— Task objective —
Could you write out every record below exactly, leaving out any pictures?

— Recorded data —
########

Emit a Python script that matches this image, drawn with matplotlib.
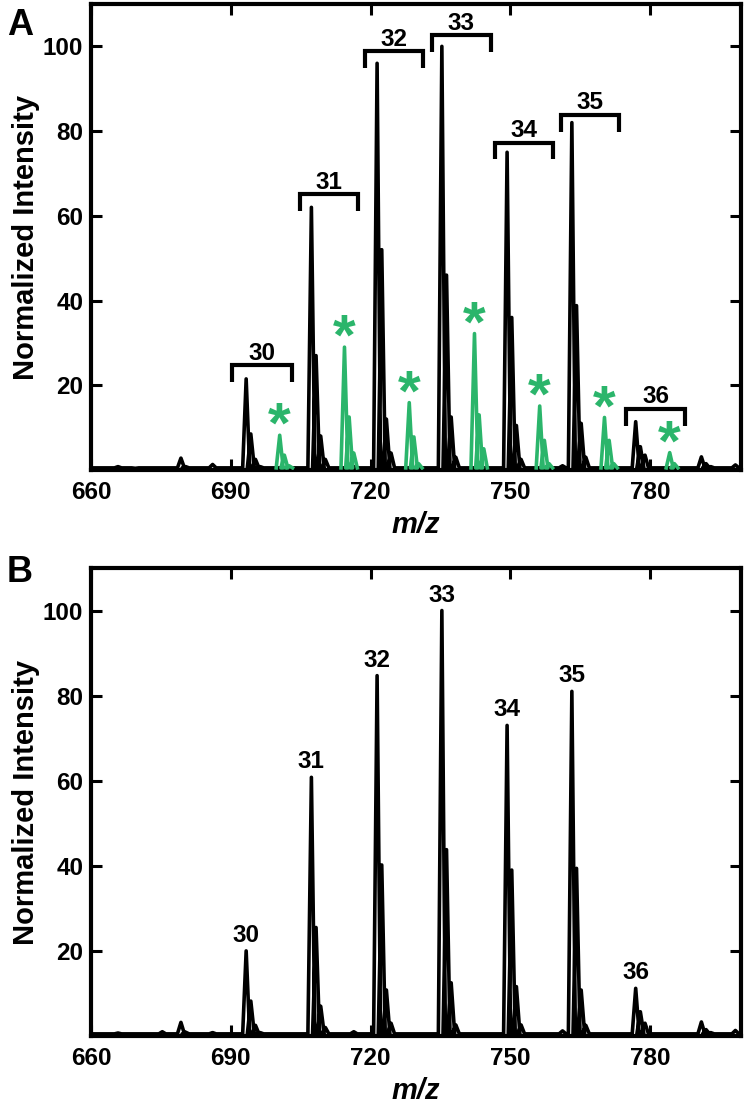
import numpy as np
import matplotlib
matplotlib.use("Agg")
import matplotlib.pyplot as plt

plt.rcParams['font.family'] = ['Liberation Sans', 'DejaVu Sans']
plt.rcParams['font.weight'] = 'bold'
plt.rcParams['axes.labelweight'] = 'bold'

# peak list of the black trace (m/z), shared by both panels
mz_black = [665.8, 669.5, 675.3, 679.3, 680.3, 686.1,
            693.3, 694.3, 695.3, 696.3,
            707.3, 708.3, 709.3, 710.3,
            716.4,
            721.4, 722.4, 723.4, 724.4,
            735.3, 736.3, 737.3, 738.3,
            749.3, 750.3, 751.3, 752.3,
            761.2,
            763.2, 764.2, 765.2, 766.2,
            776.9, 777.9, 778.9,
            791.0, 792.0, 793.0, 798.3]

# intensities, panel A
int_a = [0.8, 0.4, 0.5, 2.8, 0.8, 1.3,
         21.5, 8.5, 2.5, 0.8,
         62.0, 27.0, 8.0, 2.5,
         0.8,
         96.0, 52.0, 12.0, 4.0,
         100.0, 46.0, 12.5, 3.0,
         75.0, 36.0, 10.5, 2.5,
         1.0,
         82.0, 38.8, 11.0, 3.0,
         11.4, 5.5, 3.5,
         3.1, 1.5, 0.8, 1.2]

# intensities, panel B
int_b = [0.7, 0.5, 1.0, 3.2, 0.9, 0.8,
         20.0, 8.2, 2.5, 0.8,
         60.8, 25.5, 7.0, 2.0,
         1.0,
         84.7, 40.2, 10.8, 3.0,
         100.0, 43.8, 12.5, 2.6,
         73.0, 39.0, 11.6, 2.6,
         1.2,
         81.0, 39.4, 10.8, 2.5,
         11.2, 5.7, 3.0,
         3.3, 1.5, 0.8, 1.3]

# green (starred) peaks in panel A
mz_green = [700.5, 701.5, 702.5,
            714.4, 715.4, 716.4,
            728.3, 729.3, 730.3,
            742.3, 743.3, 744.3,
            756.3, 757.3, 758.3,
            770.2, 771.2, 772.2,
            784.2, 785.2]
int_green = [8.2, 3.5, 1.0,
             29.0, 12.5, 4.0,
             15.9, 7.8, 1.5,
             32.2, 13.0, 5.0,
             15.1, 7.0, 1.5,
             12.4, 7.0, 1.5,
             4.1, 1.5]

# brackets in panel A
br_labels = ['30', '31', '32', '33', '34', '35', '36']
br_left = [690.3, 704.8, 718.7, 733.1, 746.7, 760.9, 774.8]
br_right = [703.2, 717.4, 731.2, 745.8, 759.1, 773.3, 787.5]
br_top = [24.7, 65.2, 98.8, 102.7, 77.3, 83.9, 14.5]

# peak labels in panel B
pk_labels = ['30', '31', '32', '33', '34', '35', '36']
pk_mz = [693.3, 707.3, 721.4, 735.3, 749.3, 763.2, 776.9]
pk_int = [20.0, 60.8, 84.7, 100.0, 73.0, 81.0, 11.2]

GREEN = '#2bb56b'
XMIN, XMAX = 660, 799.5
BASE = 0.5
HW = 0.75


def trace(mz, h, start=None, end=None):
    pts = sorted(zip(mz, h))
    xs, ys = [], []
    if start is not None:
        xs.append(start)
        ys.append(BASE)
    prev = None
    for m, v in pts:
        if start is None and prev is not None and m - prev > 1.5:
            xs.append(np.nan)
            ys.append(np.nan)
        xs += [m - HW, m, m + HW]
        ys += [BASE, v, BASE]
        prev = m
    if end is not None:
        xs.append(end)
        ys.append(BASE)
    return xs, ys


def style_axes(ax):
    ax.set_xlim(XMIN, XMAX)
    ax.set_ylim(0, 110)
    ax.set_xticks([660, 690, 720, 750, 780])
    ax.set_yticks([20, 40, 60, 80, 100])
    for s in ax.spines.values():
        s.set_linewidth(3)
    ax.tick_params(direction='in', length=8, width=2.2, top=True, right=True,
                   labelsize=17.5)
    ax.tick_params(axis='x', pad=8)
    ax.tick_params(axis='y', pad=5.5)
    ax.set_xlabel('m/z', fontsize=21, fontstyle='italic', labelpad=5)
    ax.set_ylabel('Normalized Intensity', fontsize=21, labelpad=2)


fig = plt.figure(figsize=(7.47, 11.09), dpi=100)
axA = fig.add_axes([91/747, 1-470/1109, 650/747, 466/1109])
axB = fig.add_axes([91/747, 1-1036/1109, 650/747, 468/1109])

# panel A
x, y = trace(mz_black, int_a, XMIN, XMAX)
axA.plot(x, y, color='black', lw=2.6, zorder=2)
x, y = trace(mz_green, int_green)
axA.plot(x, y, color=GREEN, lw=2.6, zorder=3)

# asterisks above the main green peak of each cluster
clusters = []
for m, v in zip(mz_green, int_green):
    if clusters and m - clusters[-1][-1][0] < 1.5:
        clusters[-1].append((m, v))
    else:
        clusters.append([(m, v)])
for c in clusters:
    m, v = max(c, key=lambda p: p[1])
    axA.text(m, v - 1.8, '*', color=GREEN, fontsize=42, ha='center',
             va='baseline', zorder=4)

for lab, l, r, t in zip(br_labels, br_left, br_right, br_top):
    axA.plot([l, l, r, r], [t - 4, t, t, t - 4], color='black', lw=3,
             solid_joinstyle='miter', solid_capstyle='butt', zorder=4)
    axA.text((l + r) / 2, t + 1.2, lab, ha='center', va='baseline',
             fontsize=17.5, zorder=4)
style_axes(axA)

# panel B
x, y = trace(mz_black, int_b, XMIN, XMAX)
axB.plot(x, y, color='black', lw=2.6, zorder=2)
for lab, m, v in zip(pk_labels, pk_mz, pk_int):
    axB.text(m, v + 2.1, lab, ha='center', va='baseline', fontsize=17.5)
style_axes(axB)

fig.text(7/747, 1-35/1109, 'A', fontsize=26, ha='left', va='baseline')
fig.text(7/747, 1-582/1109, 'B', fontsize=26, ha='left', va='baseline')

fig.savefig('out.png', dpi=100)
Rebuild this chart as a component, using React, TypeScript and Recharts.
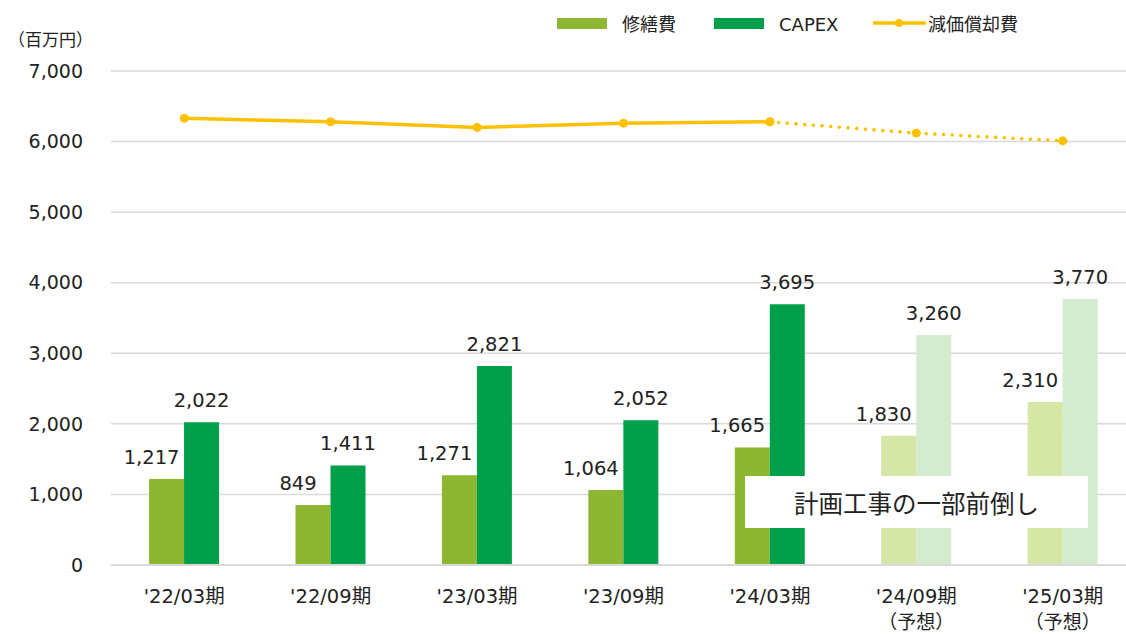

########

— Task result —
Emit a Python script that matches this image, drawn with matplotlib.
import numpy as np
import matplotlib
matplotlib.use("Agg")
import matplotlib.pyplot as plt

plt.rcParams['font.family'] = ['Liberation Sans', 'DejaVu Sans']
plt.rcParams['font.weight'] = 'bold'
plt.rcParams['axes.labelweight'] = 'bold'

# peak list of the black trace (m/z), shared by both panels
mz_black = [665.8, 669.5, 675.3, 679.3, 680.3, 686.1,
            693.3, 694.3, 695.3, 696.3,
            707.3, 708.3, 709.3, 710.3,
            716.4,
            721.4, 722.4, 723.4, 724.4,
            735.3, 736.3, 737.3, 738.3,
            749.3, 750.3, 751.3, 752.3,
            761.2,
            763.2, 764.2, 765.2, 766.2,
            776.9, 777.9, 778.9,
            791.0, 792.0, 793.0, 798.3]

# intensities, panel A
int_a = [0.8, 0.4, 0.5, 2.8, 0.8, 1.3,
         21.5, 8.5, 2.5, 0.8,
         62.0, 27.0, 8.0, 2.5,
         0.8,
         96.0, 52.0, 12.0, 4.0,
         100.0, 46.0, 12.5, 3.0,
         75.0, 36.0, 10.5, 2.5,
         1.0,
         82.0, 38.8, 11.0, 3.0,
         11.4, 5.5, 3.5,
         3.1, 1.5, 0.8, 1.2]

# intensities, panel B
int_b = [0.7, 0.5, 1.0, 3.2, 0.9, 0.8,
         20.0, 8.2, 2.5, 0.8,
         60.8, 25.5, 7.0, 2.0,
         1.0,
         84.7, 40.2, 10.8, 3.0,
         100.0, 43.8, 12.5, 2.6,
         73.0, 39.0, 11.6, 2.6,
         1.2,
         81.0, 39.4, 10.8, 2.5,
         11.2, 5.7, 3.0,
         3.3, 1.5, 0.8, 1.3]

# green (starred) peaks in panel A
mz_green = [700.5, 701.5, 702.5,
            714.4, 715.4, 716.4,
            728.3, 729.3, 730.3,
            742.3, 743.3, 744.3,
            756.3, 757.3, 758.3,
            770.2, 771.2, 772.2,
            784.2, 785.2]
int_green = [8.2, 3.5, 1.0,
             29.0, 12.5, 4.0,
             15.9, 7.8, 1.5,
             32.2, 13.0, 5.0,
             15.1, 7.0, 1.5,
             12.4, 7.0, 1.5,
             4.1, 1.5]

# brackets in panel A
br_labels = ['30', '31', '32', '33', '34', '35', '36']
br_left = [690.3, 704.8, 718.7, 733.1, 746.7, 760.9, 774.8]
br_right = [703.2, 717.4, 731.2, 745.8, 759.1, 773.3, 787.5]
br_top = [24.7, 65.2, 98.8, 102.7, 77.3, 83.9, 14.5]

# peak labels in panel B
pk_labels = ['30', '31', '32', '33', '34', '35', '36']
pk_mz = [693.3, 707.3, 721.4, 735.3, 749.3, 763.2, 776.9]
pk_int = [20.0, 60.8, 84.7, 100.0, 73.0, 81.0, 11.2]

GREEN = '#2bb56b'
XMIN, XMAX = 660, 799.5
BASE = 0.5
HW = 0.75


def trace(mz, h, start=None, end=None):
    pts = sorted(zip(mz, h))
    xs, ys = [], []
    if start is not None:
        xs.append(start)
        ys.append(BASE)
    prev = None
    for m, v in pts:
        if start is None and prev is not None and m - prev > 1.5:
            xs.append(np.nan)
            ys.append(np.nan)
        xs += [m - HW, m, m + HW]
        ys += [BASE, v, BASE]
        prev = m
    if end is not None:
        xs.append(end)
        ys.append(BASE)
    return xs, ys


def style_axes(ax):
    ax.set_xlim(XMIN, XMAX)
    ax.set_ylim(0, 110)
    ax.set_xticks([660, 690, 720, 750, 780])
    ax.set_yticks([20, 40, 60, 80, 100])
    for s in ax.spines.values():
        s.set_linewidth(3)
    ax.tick_params(direction='in', length=8, width=2.2, top=True, right=True,
                   labelsize=17.5)
    ax.tick_params(axis='x', pad=8)
    ax.tick_params(axis='y', pad=5.5)
    ax.set_xlabel('m/z', fontsize=21, fontstyle='italic', labelpad=5)
    ax.set_ylabel('Normalized Intensity', fontsize=21, labelpad=2)


fig = plt.figure(figsize=(7.47, 11.09), dpi=100)
axA = fig.add_axes([91/747, 1-470/1109, 650/747, 466/1109])
axB = fig.add_axes([91/747, 1-1036/1109, 650/747, 468/1109])

# panel A
x, y = trace(mz_black, int_a, XMIN, XMAX)
axA.plot(x, y, color='black', lw=2.6, zorder=2)
x, y = trace(mz_green, int_green)
axA.plot(x, y, color=GREEN, lw=2.6, zorder=3)

# asterisks above the main green peak of each cluster
clusters = []
for m, v in zip(mz_green, int_green):
    if clusters and m - clusters[-1][-1][0] < 1.5:
        clusters[-1].append((m, v))
    else:
        clusters.append([(m, v)])
for c in clusters:
    m, v = max(c, key=lambda p: p[1])
    axA.text(m, v - 1.8, '*', color=GREEN, fontsize=42, ha='center',
             va='baseline', zorder=4)

for lab, l, r, t in zip(br_labels, br_left, br_right, br_top):
    axA.plot([l, l, r, r], [t - 4, t, t, t - 4], color='black', lw=3,
             solid_joinstyle='miter', solid_capstyle='butt', zorder=4)
    axA.text((l + r) / 2, t + 1.2, lab, ha='center', va='baseline',
             fontsize=17.5, zorder=4)
style_axes(axA)

# panel B
x, y = trace(mz_black, int_b, XMIN, XMAX)
axB.plot(x, y, color='black', lw=2.6, zorder=2)
for lab, m, v in zip(pk_labels, pk_mz, pk_int):
    axB.text(m, v + 2.1, lab, ha='center', va='baseline', fontsize=17.5)
style_axes(axB)

fig.text(7/747, 1-35/1109, 'A', fontsize=26, ha='left', va='baseline')
fig.text(7/747, 1-582/1109, 'B', fontsize=26, ha='left', va='baseline')

fig.savefig('out.png', dpi=100)
Rebuild this chart as a component, using React, TypeScript and Recharts.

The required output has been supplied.